▶ _DATASET ROWS_
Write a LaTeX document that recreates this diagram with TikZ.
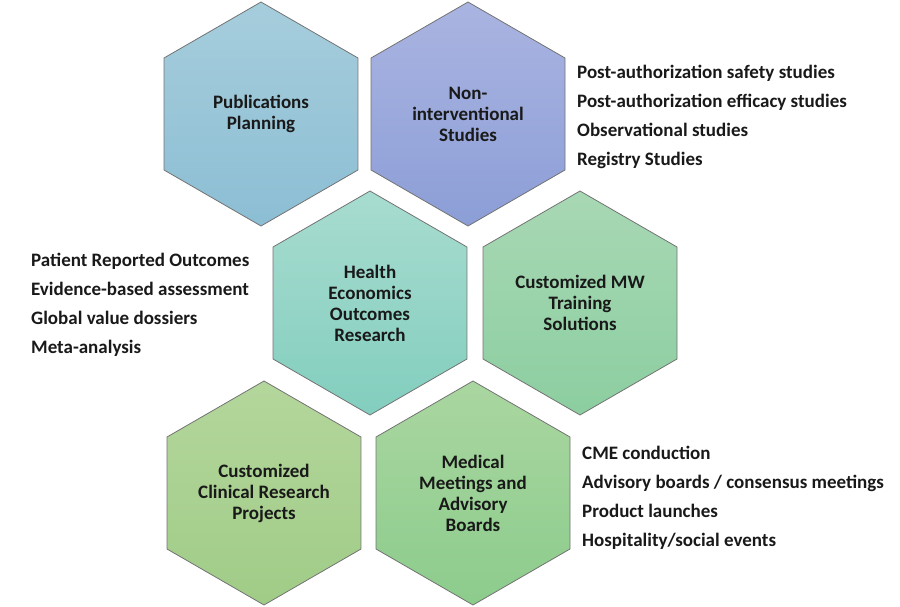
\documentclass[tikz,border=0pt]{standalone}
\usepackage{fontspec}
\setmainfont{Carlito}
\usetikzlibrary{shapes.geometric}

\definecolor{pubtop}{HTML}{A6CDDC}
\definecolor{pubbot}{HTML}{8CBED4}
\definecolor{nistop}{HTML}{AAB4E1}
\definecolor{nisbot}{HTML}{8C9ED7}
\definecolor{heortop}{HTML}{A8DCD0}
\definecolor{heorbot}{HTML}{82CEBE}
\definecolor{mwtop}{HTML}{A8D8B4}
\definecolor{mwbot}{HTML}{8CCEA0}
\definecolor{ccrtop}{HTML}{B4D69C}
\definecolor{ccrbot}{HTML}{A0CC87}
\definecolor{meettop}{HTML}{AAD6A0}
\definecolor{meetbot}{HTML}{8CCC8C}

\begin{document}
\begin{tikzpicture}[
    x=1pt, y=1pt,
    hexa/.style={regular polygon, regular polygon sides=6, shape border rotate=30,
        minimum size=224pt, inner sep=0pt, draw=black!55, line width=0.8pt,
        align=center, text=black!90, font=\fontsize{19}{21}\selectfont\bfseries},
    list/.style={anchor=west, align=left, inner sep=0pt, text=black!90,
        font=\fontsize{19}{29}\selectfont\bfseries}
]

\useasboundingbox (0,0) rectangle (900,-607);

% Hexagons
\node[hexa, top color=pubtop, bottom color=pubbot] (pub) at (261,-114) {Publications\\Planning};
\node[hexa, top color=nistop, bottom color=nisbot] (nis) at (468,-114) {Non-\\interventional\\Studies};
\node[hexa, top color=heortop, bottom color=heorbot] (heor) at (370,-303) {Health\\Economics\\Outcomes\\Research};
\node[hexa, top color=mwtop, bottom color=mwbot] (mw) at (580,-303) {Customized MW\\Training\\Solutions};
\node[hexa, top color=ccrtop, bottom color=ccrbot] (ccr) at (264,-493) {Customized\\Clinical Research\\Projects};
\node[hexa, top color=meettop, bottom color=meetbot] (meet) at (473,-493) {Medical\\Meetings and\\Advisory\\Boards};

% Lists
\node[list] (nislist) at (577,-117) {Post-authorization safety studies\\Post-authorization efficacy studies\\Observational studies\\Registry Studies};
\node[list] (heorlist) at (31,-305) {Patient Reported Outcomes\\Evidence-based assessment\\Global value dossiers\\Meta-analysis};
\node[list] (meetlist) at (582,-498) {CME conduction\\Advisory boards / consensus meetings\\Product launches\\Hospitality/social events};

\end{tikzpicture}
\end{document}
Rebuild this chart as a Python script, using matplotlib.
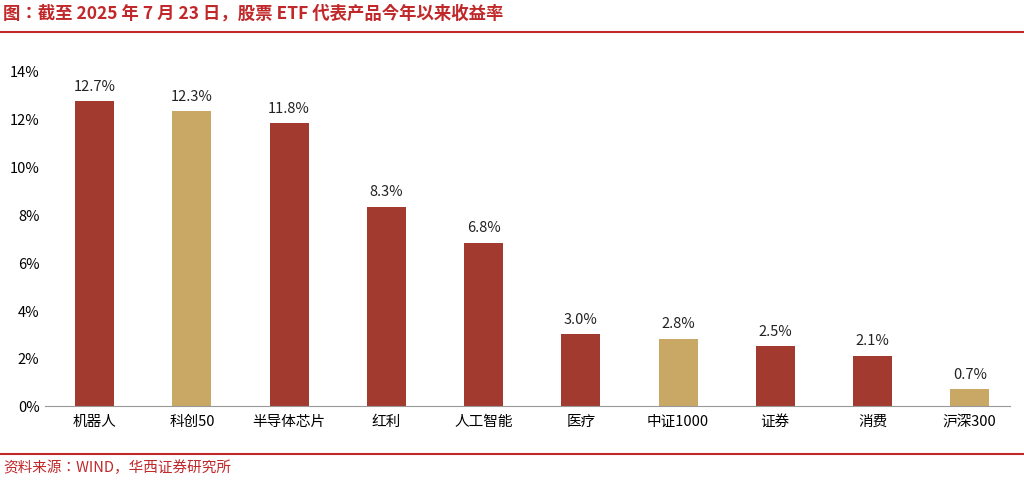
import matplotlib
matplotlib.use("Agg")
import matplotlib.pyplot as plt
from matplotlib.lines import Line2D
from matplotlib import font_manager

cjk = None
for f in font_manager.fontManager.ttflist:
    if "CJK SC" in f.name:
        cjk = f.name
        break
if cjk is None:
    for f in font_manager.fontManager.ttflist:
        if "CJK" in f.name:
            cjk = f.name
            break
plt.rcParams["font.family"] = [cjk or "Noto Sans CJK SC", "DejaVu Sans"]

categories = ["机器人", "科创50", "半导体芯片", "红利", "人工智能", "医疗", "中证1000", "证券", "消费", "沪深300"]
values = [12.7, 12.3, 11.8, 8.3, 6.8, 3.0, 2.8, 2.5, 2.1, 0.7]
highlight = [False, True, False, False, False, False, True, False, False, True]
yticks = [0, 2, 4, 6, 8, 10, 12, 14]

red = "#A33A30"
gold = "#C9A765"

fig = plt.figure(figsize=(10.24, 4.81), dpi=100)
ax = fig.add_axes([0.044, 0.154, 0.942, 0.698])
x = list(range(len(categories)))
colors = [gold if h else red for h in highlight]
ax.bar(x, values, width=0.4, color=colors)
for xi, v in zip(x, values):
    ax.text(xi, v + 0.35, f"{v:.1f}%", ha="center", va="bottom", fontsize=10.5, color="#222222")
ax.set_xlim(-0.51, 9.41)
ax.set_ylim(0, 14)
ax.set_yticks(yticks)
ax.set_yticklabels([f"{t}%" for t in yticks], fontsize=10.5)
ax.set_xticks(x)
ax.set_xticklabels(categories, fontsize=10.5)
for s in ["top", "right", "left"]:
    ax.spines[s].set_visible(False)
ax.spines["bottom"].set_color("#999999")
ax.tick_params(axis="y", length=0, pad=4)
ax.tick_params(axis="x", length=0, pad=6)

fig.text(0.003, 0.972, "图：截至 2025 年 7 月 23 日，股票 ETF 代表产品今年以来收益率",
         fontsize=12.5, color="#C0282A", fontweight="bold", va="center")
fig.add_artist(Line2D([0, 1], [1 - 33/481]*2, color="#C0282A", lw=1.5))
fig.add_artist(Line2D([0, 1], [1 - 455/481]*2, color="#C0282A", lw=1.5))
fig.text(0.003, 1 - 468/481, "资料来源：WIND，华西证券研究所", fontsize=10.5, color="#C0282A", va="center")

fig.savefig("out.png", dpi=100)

▶ _PROBLEM STATEMENT_
Restate the lines of the records exactly, starting at the first and stopping after the line with "(0,0) rectangle (900,-607);". Leave out any picture.

▶ _COMPLETED TASK_
Write a LaTeX document that recreates this diagram with TikZ.
\documentclass[tikz,border=0pt]{standalone}
\usepackage{fontspec}
\setmainfont{Carlito}
\usetikzlibrary{shapes.geometric}

\definecolor{pubtop}{HTML}{A6CDDC}
\definecolor{pubbot}{HTML}{8CBED4}
\definecolor{nistop}{HTML}{AAB4E1}
\definecolor{nisbot}{HTML}{8C9ED7}
\definecolor{heortop}{HTML}{A8DCD0}
\definecolor{heorbot}{HTML}{82CEBE}
\definecolor{mwtop}{HTML}{A8D8B4}
\definecolor{mwbot}{HTML}{8CCEA0}
\definecolor{ccrtop}{HTML}{B4D69C}
\definecolor{ccrbot}{HTML}{A0CC87}
\definecolor{meettop}{HTML}{AAD6A0}
\definecolor{meetbot}{HTML}{8CCC8C}

\begin{document}
\begin{tikzpicture}[
    x=1pt, y=1pt,
    hexa/.style={regular polygon, regular polygon sides=6, shape border rotate=30,
        minimum size=224pt, inner sep=0pt, draw=black!55, line width=0.8pt,
        align=center, text=black!90, font=\fontsize{19}{21}\selectfont\bfseries},
    list/.style={anchor=west, align=left, inner sep=0pt, text=black!90,
        font=\fontsize{19}{29}\selectfont\bfseries}
]

\useasboundingbox (0,0) rectangle (900,-607);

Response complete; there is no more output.